Will you have a valid hot spare on hand?

After some online research:

Based on the discussion and the reference white papers for both VNX and VNX2 – drive size isn’t of importance. The other factors are: drive type and density. VNX2 is global and won’t take into consideration the drive speed, so you could potentially have slower speed drive of same type for a replacement. This is unknown to the Admin as the policy is set differently.  — A great discussion about this and a fantastic resource for EMC related issues. The following is take from the above thread.
Hot spare algorithm
The appropriate hot spare is chosen from the provisioned hot spares algorithmically.  If there were no hot spares provisioned of appropriate type and size when a drive fails, no rebuild occurs.  (See the Drive Rebuilds section.)  The RAID group with the failed drive remains in a degraded state until the failed drive is replaced; then the failed drive’s RAID group rebuilds.
The hot spare selection process uses the following criteria in order:
  1. Failing drive in-use capacity – The smallest capacity hot spare drive that can accommodate the in-use capacity of the failing drive’s LUNs will be used.

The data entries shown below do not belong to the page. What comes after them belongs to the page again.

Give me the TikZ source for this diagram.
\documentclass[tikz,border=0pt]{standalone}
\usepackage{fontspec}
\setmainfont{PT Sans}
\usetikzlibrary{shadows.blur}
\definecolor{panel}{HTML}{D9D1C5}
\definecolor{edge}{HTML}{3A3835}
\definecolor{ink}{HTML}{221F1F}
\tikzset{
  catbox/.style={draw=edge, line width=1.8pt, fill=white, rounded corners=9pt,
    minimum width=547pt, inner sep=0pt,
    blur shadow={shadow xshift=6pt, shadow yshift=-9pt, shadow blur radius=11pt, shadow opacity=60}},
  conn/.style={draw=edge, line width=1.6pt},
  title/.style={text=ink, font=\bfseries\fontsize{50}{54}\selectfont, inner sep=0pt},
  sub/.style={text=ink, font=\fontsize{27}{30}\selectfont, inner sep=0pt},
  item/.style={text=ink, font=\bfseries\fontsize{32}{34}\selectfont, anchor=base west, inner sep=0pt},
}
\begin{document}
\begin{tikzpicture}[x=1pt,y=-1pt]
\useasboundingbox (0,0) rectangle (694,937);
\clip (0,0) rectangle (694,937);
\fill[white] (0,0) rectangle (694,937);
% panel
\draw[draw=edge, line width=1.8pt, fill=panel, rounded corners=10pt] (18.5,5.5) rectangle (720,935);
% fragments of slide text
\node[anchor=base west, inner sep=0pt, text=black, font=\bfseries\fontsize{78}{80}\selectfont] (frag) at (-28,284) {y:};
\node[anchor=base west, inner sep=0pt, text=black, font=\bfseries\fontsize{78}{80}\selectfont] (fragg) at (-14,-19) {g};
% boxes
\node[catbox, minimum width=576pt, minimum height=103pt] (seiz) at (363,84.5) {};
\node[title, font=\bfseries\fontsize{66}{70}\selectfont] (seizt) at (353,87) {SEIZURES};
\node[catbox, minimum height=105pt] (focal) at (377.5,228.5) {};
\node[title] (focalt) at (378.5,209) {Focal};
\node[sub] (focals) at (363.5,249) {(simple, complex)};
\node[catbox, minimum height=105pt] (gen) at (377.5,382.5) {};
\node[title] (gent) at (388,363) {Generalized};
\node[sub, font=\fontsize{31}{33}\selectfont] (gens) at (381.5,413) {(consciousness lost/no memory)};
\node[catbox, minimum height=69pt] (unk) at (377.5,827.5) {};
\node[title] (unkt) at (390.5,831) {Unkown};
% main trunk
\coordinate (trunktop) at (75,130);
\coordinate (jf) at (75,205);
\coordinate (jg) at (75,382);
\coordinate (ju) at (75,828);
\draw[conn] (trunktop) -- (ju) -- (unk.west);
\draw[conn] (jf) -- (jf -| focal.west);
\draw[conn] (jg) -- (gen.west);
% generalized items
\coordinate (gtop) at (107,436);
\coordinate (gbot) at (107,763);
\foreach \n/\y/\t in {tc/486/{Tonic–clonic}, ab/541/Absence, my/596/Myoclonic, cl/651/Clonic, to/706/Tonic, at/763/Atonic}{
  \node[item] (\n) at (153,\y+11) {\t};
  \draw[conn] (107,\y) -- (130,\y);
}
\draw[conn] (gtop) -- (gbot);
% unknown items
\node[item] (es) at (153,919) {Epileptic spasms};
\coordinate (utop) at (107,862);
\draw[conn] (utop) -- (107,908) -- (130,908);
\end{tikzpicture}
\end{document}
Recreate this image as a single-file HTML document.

  2. Hot spare location – Hot spares on the same back-end port as the failing drive are preferred over other like-size hot spares.

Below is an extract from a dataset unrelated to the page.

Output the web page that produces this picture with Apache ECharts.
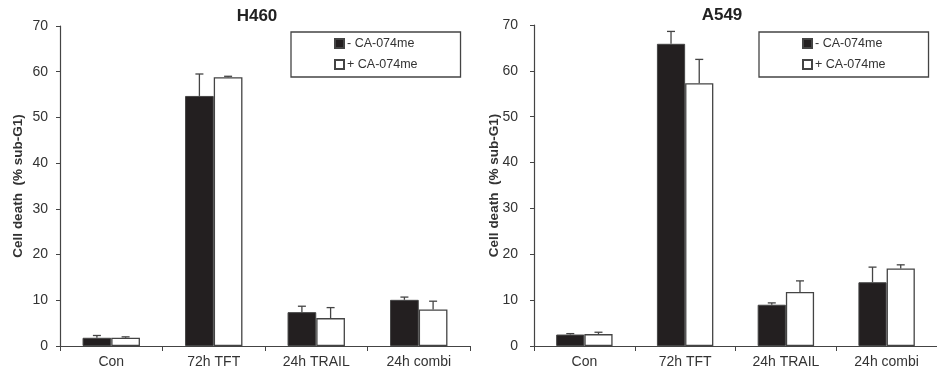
<!DOCTYPE html>
<html>
<head>
<meta charset="utf-8">
<script src="https://cdn.jsdelivr.net/npm/echarts@6/dist/echarts.min.js"></script>
<style>
  html, body { margin: 0; padding: 0; background: #fff; }
  #chart { width: 937px; height: 371px; }
</style>
</head>
<body>
<div id="chart"></div>
<script>
// categories and readings (% sub-G1)
var categories = ["Con", "72h TFT", "24h TRAIL", "24h combi"];
var seriesNames = ["- CA-074me", "+ CA-074me"];
var yTicks = [0, 10, 20, 30, 40, 50, 60, 70];

// H460
var h460Minus = [1.8, 54.7, 7.4, 10.1];
var h460MinusErr = [0.5, 4.8, 1.3, 0.6];
var h460Plus = [1.8, 58.8, 6.1, 8.0];
var h460PlusErr = [0.2, 0.2, 2.3, 1.8];

// A549
var a549Minus = [2.5, 65.9, 9.0, 13.9];
var a549MinusErr = [0.2, 2.7, 0.4, 3.3];
var a549Plus = [2.6, 57.3, 11.8, 16.9];
var a549PlusErr = [0.4, 5.2, 2.4, 0.8];

var axisColor = "#444";
var textColor = "#333";
var barBlack = "#231f20";

function errData(vals, errs) {
  return vals.map(function (v, i) {
    return [i, v, errs[i]];
  });
}

// draws the upper half of an error bar, shifted onto the left or right bar
function errRender(shift) {
  return function (params, api) {
    var base = api.coord([api.value(0), api.value(1)]);
    var top = api.coord([api.value(0), api.value(1) + api.value(2)]);
    var band = api.size([1, 0])[0];
    var x = base[0] + shift * band;
    var style = { stroke: axisColor, lineWidth: 1.3 };
    return {
      type: "group",
      children: [
        { type: "line", shape: { x1: x, y1: base[1], x2: x, y2: top[1] }, style: style },
        { type: "line", shape: { x1: x - 4, y1: top[1], x2: x + 4, y2: top[1] }, style: style }
      ]
    };
  };
}

function xAxis(gridIndex) {
  return {
    type: "category",
    gridIndex: gridIndex,
    data: categories,
    axisLine: { lineStyle: { color: axisColor, width: 1.2 } },
    axisTick: { show: true, length: 5, lineStyle: { color: axisColor } },
    axisLabel: { color: textColor, fontSize: 14, fontFamily: "Liberation Sans", margin: 9 }
  };
}

function yAxis(gridIndex, gap, margin) {
  return {
    type: "value",
    gridIndex: gridIndex,
    min: 0,
    max: 70,
    interval: 10,
    name: "Cell death  (% sub-G1)",
    nameLocation: "middle",
    nameGap: gap,
    nameMoveOverlap: false,
    nameTextStyle: { color: textColor, fontSize: 13.5, fontWeight: "bold", fontFamily: "Liberation Sans" },
    splitLine: { show: false },
    axisLine: { show: true, lineStyle: { color: axisColor, width: 1.2 } },
    axisTick: { show: true, length: 4, lineStyle: { color: axisColor } },
    axisLabel: {
      color: textColor, fontSize: 14, fontFamily: "Liberation Sans", margin: margin,
      formatter: function (v) { return yTicks.indexOf(v) >= 0 ? String(v) : ""; }
    }
  };
}

function legend(left) {
  return {
    data: seriesNames,
    orient: "vertical",
    left: left,
    top: 32,
    itemWidth: 9,
    itemHeight: 9,
    itemGap: 8,
    padding: [5, 43, 6, 43],
    borderColor: axisColor,
    borderWidth: 1.3,
    icon: "rect",
    textStyle: { color: textColor, fontSize: 12.5, fontFamily: "Liberation Sans", padding: [0, 0, 0, -2] }
  };
}

function bars(xi, minus, minusErr, plus, plusErr) {
  return [
    {
      name: seriesNames[0], type: "bar", xAxisIndex: xi, yAxisIndex: xi,
      data: minus, barWidth: "28%", barGap: "0%",
      itemStyle: { color: barBlack, borderColor: axisColor, borderWidth: 1 }
    },
    {
      name: seriesNames[1], type: "bar", xAxisIndex: xi, yAxisIndex: xi,
      data: plus, barWidth: "28%", barGap: "0%",
      itemStyle: { color: "#fff", borderColor: axisColor, borderWidth: 1.3 }
    },
    {
      type: "custom", xAxisIndex: xi, yAxisIndex: xi, z: 5,
      renderItem: errRender(-0.14), data: errData(minus, minusErr),
      encode: { x: 0, y: 1 }
    },
    {
      type: "custom", xAxisIndex: xi, yAxisIndex: xi, z: 5,
      renderItem: errRender(0.14), data: errData(plus, plusErr),
      encode: { x: 0, y: 1 }
    }
  ];
}

var chart = echarts.init(document.getElementById("chart"), null, { renderer: "canvas" });

chart.setOption({
  animation: false,
  backgroundColor: "#fff",
  graphic: [
    { type: "text", x: 257, y: 8, style: { text: "H460", textAlign: "center", font: "bold 17px 'Liberation Sans'", fill: "#222" } },
    { type: "text", x: 722, y: 7, style: { text: "A549", textAlign: "center", font: "bold 17px 'Liberation Sans'", fill: "#222" } }
  ],
  grid: [
    { left: 60, top: 26, width: 410, height: 320 },
    { left: 534, top: 25, width: 408, height: 321 }
  ],
  legend: [legend(291), legend(759)],
  xAxis: [xAxis(0), xAxis(1)],
  yAxis: [yAxis(0, 35, 12), yAxis(1, 33, 16)],
  series: bars(0, h460Minus, h460MinusErr, h460Plus, h460PlusErr)
    .concat(bars(1, a549Minus, a549MinusErr, a549Plus, a549PlusErr))
});
</script>
</body>
</html>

  3. Same Drive type – Hot spare must be of the same drive type.
Failing drive in-use capacity
It is the in-use capacity of the failing drive’s that determines the capacity of the hot spare candidates.  Note this is a LUN-dependent criterion, not a raw drive capacity dependency.  This is measured by totalling the capacity of the drive’s bound LUNs.  The in-use capacity of a failing drive’s LUNs is not predictable.  This rule can lead to an unlikely hot spare selection.  For example, it is possible for a smaller capacity hot spare to be automatically selected over a hot spare drive identical to, and adjacent to the failing drive in the same DAE.  This occurs because the formatted capacity of the smaller, hot spare (the highest-order selection criteria) matches the in-use capacity of the failing drive’s LUNs more closely than the identical hot spare drive.
Note that a hot spare’s form factor and speed are not a hot spare criteria within the type.
For example, a 3.5” format 15K rpm drive can be a hot spare for a failing 2.5” 10K rpm SAS drive.
For the VNX2


Bottom line this is good to know because the customer had open slots in their existing 15 slot 3.5 ” DAE and if drive form factor did matter they would need to buy another DAE for the 2.5″ drives!